We convert a non-linear problem into a linear one

By converting our input feature data into a polynomial representation we can now solve our non-linear problem using linear techniques. This is a common occurence in machine learning as linear problems are far easier computationally to solve. We can treat this as just another pre-processing step to manipulate our features into a ML-ready format.

We are now ready to create and train our model using our polynomial feature data.

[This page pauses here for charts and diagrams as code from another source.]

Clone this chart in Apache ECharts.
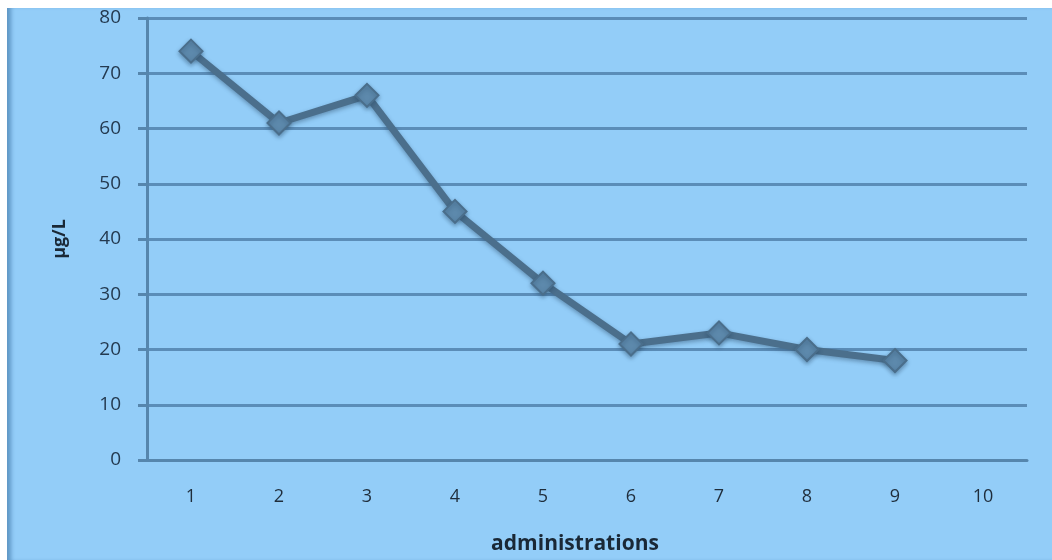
<!DOCTYPE html>
<html>
<head>
<meta charset="utf-8">
<script src="https://cdn.jsdelivr.net/npm/echarts@6/dist/echarts.min.js"></script>
<style>
  html, body { margin: 0; padding: 0; background: #ffffff; }
  #frame {
    position: absolute; left: 7px; top: 8px; width: 1045px; height: 552px;
    background: #93cdf8;
    box-shadow: inset 6px 0 4px -2px #5f97c6;
  }
  #chart { position: absolute; left: 0; top: 0; width: 1045px; height: 552px; }
</style>
</head>
<body>
<div id="frame"><div id="chart"></div></div>
<script>
// Measured concentration after each administration
const administrations = ['1', '2', '3', '4', '5', '6', '7', '8', '9', '10'];
const concentration = [74, 61, 66, 45, 32, 21, 23, 20, 18, null];
const yTicks = { min: 0, max: 80, interval: 10 };

const chart = echarts.init(document.getElementById('chart'), null, { renderer: 'canvas' });
const labelFont = '"Open Sans", Lato, sans-serif';

chart.setOption({
  backgroundColor: 'transparent',
  animation: false,
  grid: { left: 140, right: 25, top: 10, bottom: 99 },
  xAxis: {
    type: 'category',
    data: administrations,
    boundaryGap: true,
    name: 'administrations',
    nameLocation: 'middle',
    nameGap: 74,
    nameTextStyle: { fontFamily: labelFont, fontSize: 21, fontWeight: 'bold', color: '#1a2836', padding: [0, 24, 0, 0] },
    axisLine: { show: true, lineStyle: { color: '#5686ad', width: 3 } },
    axisTick: { show: false },
    axisLabel: { margin: 28, fontFamily: labelFont, fontSize: 18, color: '#1f2d3b' },
    splitLine: { show: false }
  },
  yAxis: {
    type: 'value',
    min: yTicks.min,
    max: yTicks.max,
    interval: yTicks.interval,
    name: 'µg/L',
    nameLocation: 'middle',
    nameGap: 78,
    nameRotate: 90,
    nameTextStyle: { fontFamily: labelFont, fontSize: 18, fontWeight: 'bold', color: '#1a2836' },
    axisLine: { show: true, lineStyle: { color: '#5686ad', width: 3 } },
    axisTick: { show: true, length: 9, lineStyle: { color: '#5686ad', width: 3 } },
    axisLabel: { margin: 26, fontFamily: labelFont, fontSize: 19, color: '#243a50' },
    splitLine: { show: true, lineStyle: { color: '#5b8db8', width: 3 } }
  },
  series: [{
    type: 'line',
    data: concentration,
    connectNulls: false,
    symbol: 'diamond',
    symbolSize: 23,
    lineStyle: {
      color: '#4b6f8c', width: 7,
      shadowColor: 'rgba(40,70,100,0.45)', shadowBlur: 4, shadowOffsetY: 2
    },
    itemStyle: {
      color: '#5d89ac', borderColor: '#4a6e8b', borderWidth: 2,
      shadowColor: 'rgba(40,70,100,0.45)', shadowBlur: 4, shadowOffsetY: 2
    }
  }]
});
</script>
</body>
</html>
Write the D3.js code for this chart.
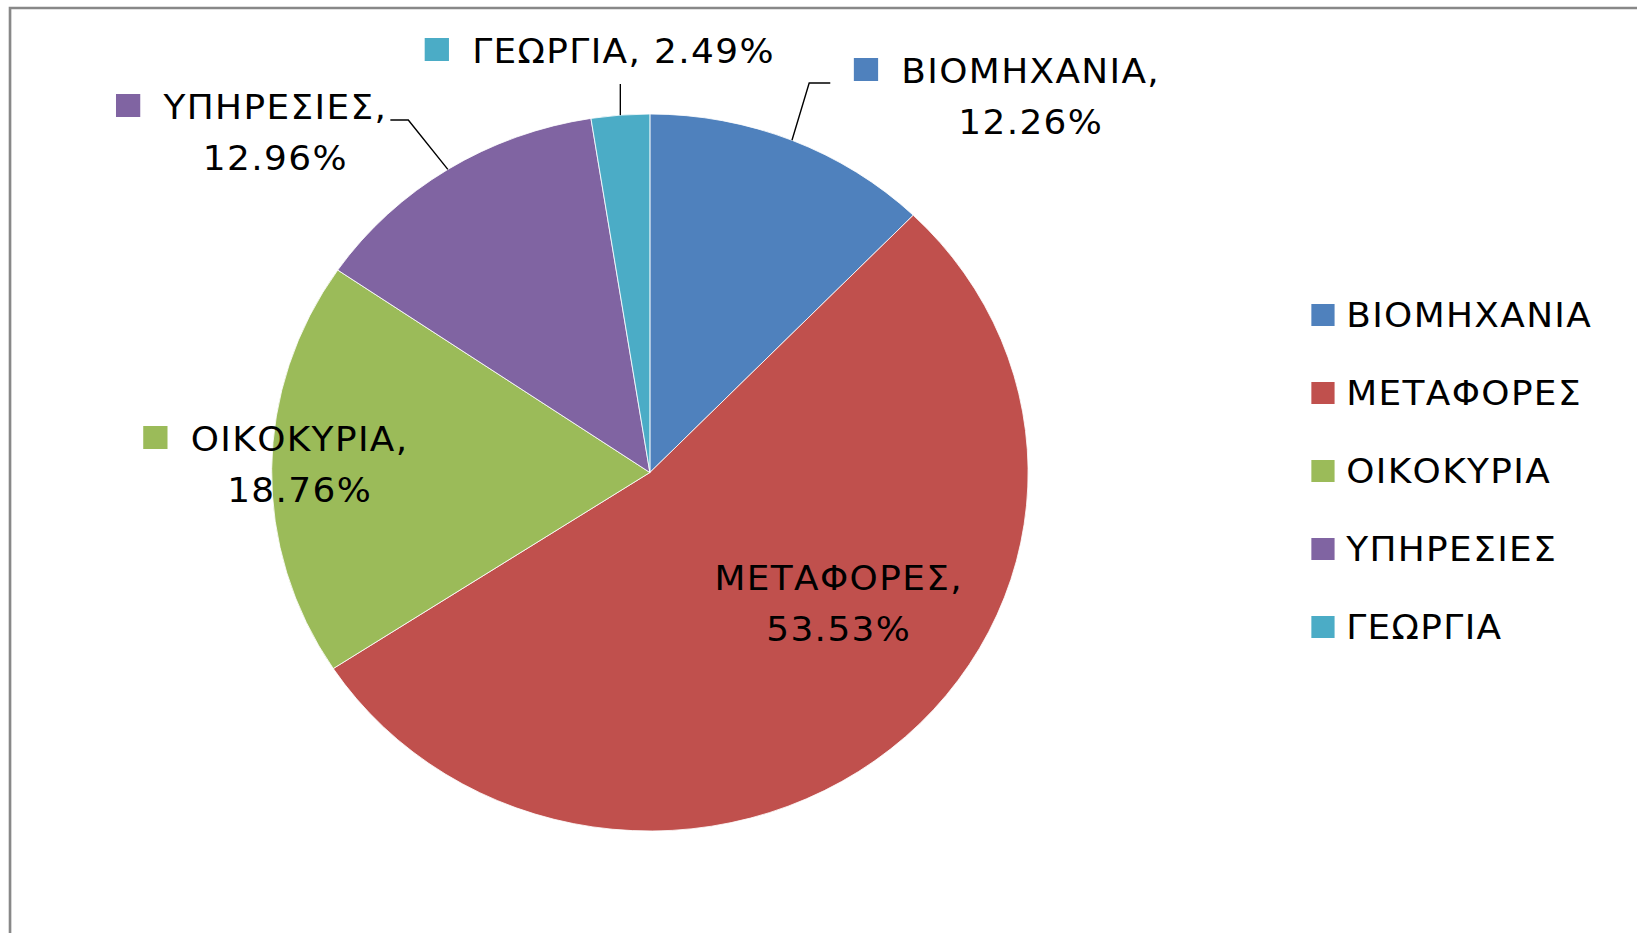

# Define our estimator/model(s) and train our model
poly_regress = LinearRegression()
poly_regress.fit(x_poly,y_data_subset)

We can now make predictions using our full dataset. As we did for our training data, we need to quickly transform our full dataset into a polynomial expression. Then we can evaluate the RMSE of our predictions.

# make predictions using all data, pre-process data too
x_poly_all = poly_features.fit_transform(x_data)
poly_data = poly_regress.predict(x_poly_all)

poly_error = math.sqrt(mean_squared_error(y_data, poly_data))
print("poly error=", poly_error)

Finally, let’s visualise our model fit on our training data and full dataset.

plt.scatter(x_data, y_data, label="all data")
plt.scatter(x_data_subset, y_data_subset, label="subset data")

plt.plot(x_data, poly_data, "r-", label="poly fit")
plt.xlabel("mass g")
plt.ylabel("depth mm")
plt.legend()
plt.show()

Comparison of the regressions of our dataset

Exercise: Vary your polynomial degree to try and improve fitting

Adjust the degree=2 input variable for the PolynomialFeatures function to change the degree of polynomial fit. Can you improve the RMSE of your model?

As we can see, this relationship is still overfitted to the training data.

In the next section we will explore a different type of model that can deal with this type of data more effectively.

Key Points

  • Scikit-Learn is a Python library with lots of useful machine learning functions.

  • Scikit-Learn includes a linear regression function.

  • Scikit-Learn can perform polynomial regressions to model non-linear data.